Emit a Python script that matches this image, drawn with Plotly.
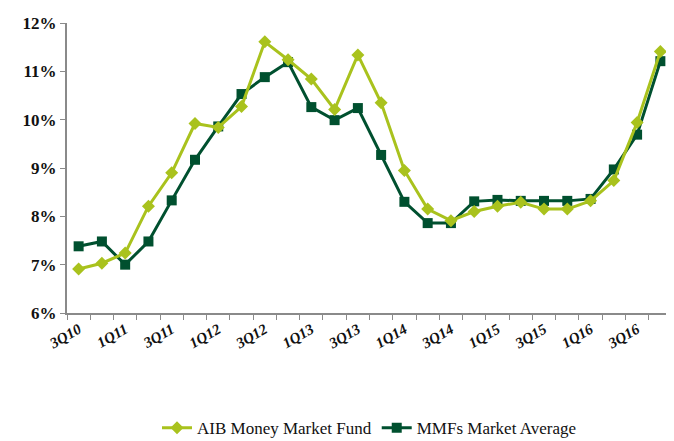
import plotly.graph_objects as go

quarters = ["3Q10", "4Q10", "1Q11", "2Q11", "3Q11", "4Q11", "1Q12", "2Q12", "3Q12", "4Q12",
            "1Q13", "2Q13", "3Q13", "4Q13", "1Q14", "2Q14", "3Q14", "4Q14", "1Q15", "2Q15",
            "3Q15", "4Q15", "1Q16", "2Q16", "3Q16", "4Q16"]
aib = [6.91, 7.03, 7.24, 8.21, 8.90, 9.92, 9.84, 10.27, 11.61, 11.24,
       10.84, 10.21, 11.34, 10.35, 8.95, 8.15, 7.91, 8.10, 8.21, 8.29,
       8.15, 8.15, 8.32, 8.74, 9.94, 11.41]
mmf = [7.38, 7.48, 7.00, 7.48, 8.33, 9.17, 9.86, 10.53, 10.88, 11.19,
       10.26, 9.99, 10.24, 9.27, 8.30, 7.86, 7.86, 8.31, 8.34, 8.32,
       8.32, 8.32, 8.36, 8.97, 9.69, 11.21]
shown_labels = ["3Q10", "1Q11", "3Q11", "1Q12", "3Q12", "1Q13", "3Q13",
                "1Q14", "3Q14", "1Q15", "3Q15", "1Q16", "3Q16"]
y_ticks = [6, 7, 8, 9, 10, 11, 12]

LIGHT = "#a9c21d"
DARK = "#00502f"
SERIF = "Liberation Serif"

fig = go.Figure()
fig.add_trace(go.Scatter(
    x=quarters, y=mmf, name="MMFs Market Average", mode="lines+markers",
    line=dict(color=DARK, width=3),
    marker=dict(symbol="square", size=10, color=DARK),
    legendrank=2,
))
fig.add_trace(go.Scatter(
    x=quarters, y=aib, name="AIB Money Market Fund", mode="lines+markers",
    line=dict(color=LIGHT, width=3),
    marker=dict(symbol="diamond", size=10, color=LIGHT),
    legendrank=1,
))

ticktext = [q if q in shown_labels else "" for q in quarters]

fig.update_layout(
    width=666, height=433,
    margin=dict(l=59, r=2, t=15, b=128, autoexpand=False),
    plot_bgcolor="white", paper_bgcolor="white",
    showlegend=True,
    font=dict(family=SERIF),
    legend=dict(orientation="h", x=0.5, xanchor="center", y=-0.335, yanchor="top",
                font=dict(family=SERIF, size=17, color="#111111"),
                traceorder="normal", itemwidth=30, tracegroupgap=0),
    xaxis=dict(
        type="category", categoryorder="array", categoryarray=quarters,
        range=[-0.5, len(quarters) - 0.5], autorange=False,
        tickmode="array", tickvals=quarters, ticktext=ticktext,
        tickson="boundaries", ticks="outside", ticklen=5, tickcolor="#8a8a8a",
        tickangle=-30, automargin=False,
        tickfont=dict(family=SERIF, size=15, color="#111111", style="italic", weight="bold"),
        showline=True, linecolor="#8a8a8a", linewidth=2,
        showgrid=False, zeroline=False,
    ),
    yaxis=dict(
        range=[6, 12], tickmode="array", tickvals=y_ticks,
        ticktext=[f"{v}%" for v in y_ticks], automargin=False,
        ticks="outside", ticklen=5, tickcolor="#8a8a8a",
        tickfont=dict(family=SERIF, size=17, color="#111111", weight="bold"),
        showline=True, linecolor="#8a8a8a", linewidth=2,
        showgrid=False, zeroline=False,
    ),
)

fig.write_html("out.html")
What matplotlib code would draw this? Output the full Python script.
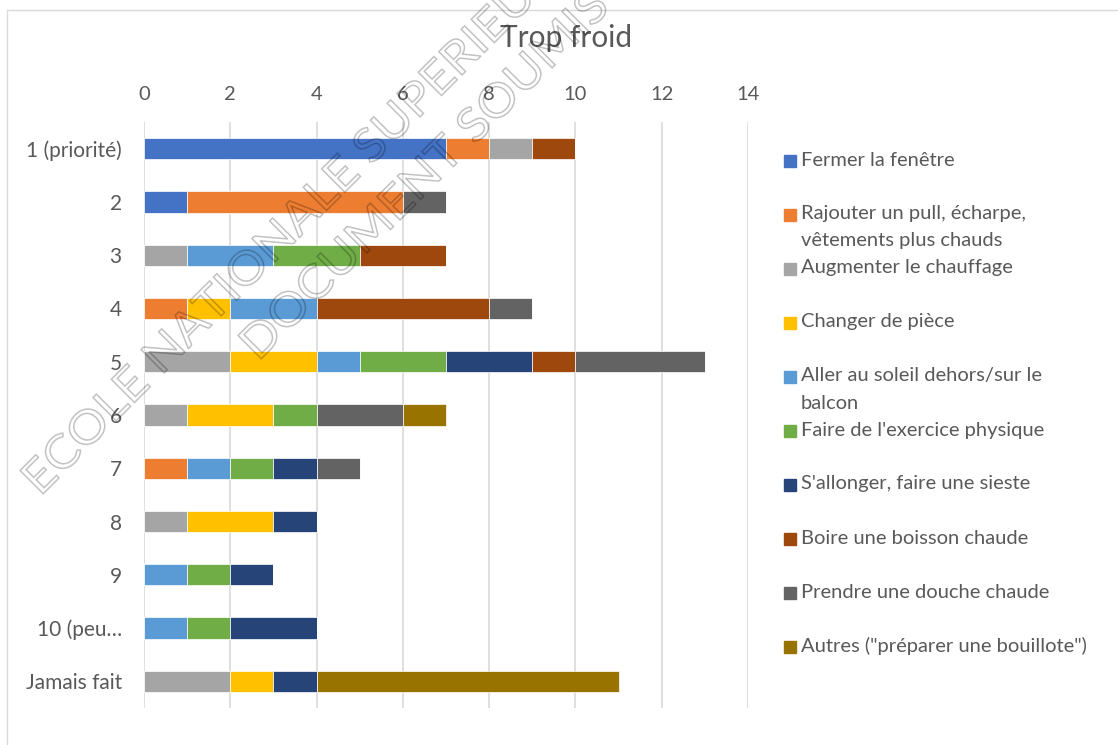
━━━━━━━━━━
§ WHAT TO PRODUCE
Reproduce the records word for word, please, from their first line up to and including the line that contains "import plotly.graph_objects as go", but no pictures.

§ OUTPUT OF THE TASK
Emit a Python script that matches this image, drawn with Plotly.
import plotly.graph_objects as go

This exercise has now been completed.